我爹做这些事的时候,从未急吼拉吼过,总是从容地、慢慢地,把“上海男人”的优良口碑演绎得淋漓尽致。虽然他可以为一点小事对我和我娘暴跳如雷,但在照顾我们娘俩方面,从未有过只言片语抱怨苦累。我特别着迷于看我爹做饭的样子,那个冬天里所有热烘烘的、饭菜芳香的回忆让我日后回忆起这段理应想起来很苦的往事,一点点阴影都没有。相反,我觉得这段日子特别快乐。

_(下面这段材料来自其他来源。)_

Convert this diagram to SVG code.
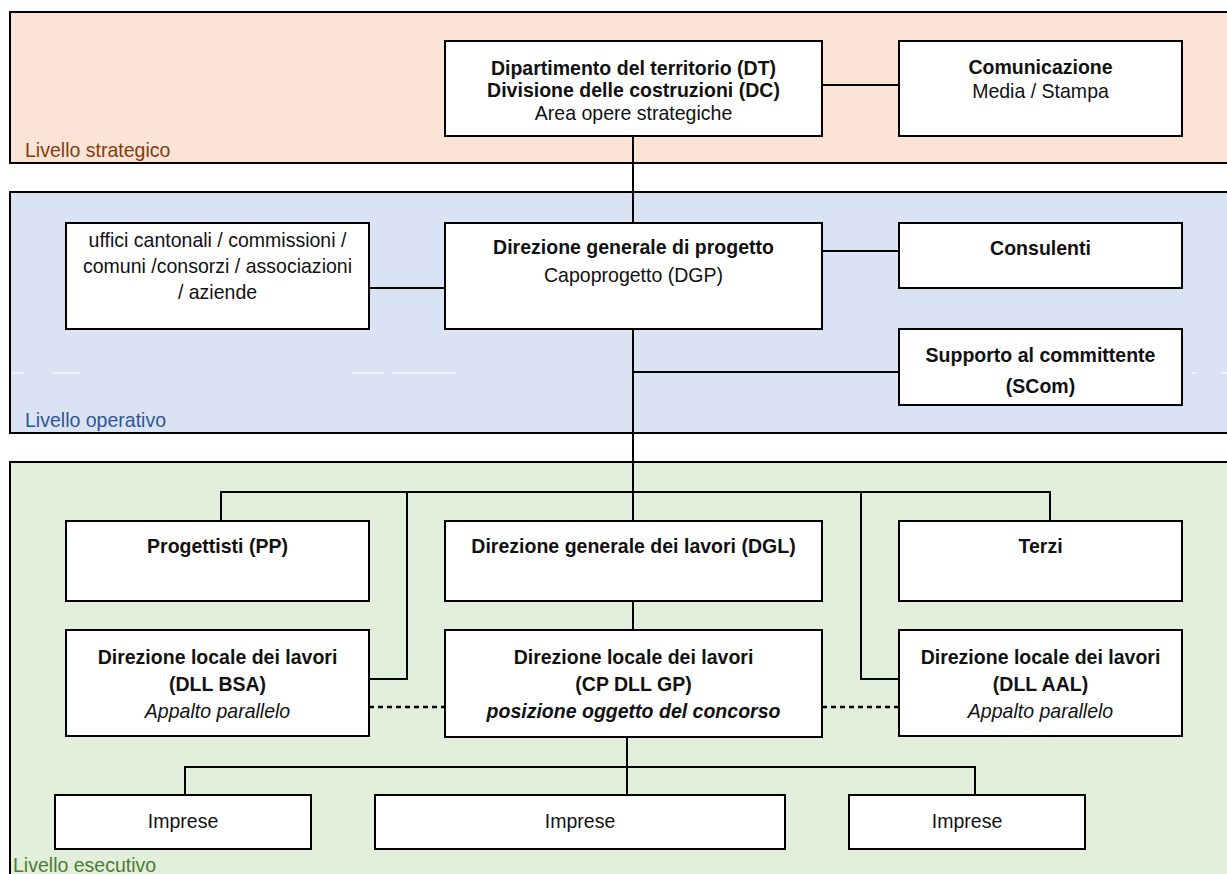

再后来,我娘幸而康复,简直是奇迹。在专家们束手无策的情况下,我爹只是一个小中医,却自撰一方,冒着极大风险说服我娘服用大剂量雷公藤。雷公藤有很大的肾毒性,极可能类风湿没治好,却让病人提早送上路。我娘有天幸,她恢复得很好,没有任何肾毒反应,直到最近几年因为年迈,痼疾又犯,却远没有年轻时那么严重。
过了很多年自己有了点医学常识,才发觉我难以想象当时我爹的内心压力,无法想象他下了多大的决心和勇气,花费了多少的考量,才敢用这个方子来拯救妻子。他独自承受了一切,在我娘动不动就寻死觅活的时候,他一遍遍地鼓励她,只有顶住的力气,绝无后退和松动的念头。虽然只有一年,但这样的一年或许不是每个人都能经受住的。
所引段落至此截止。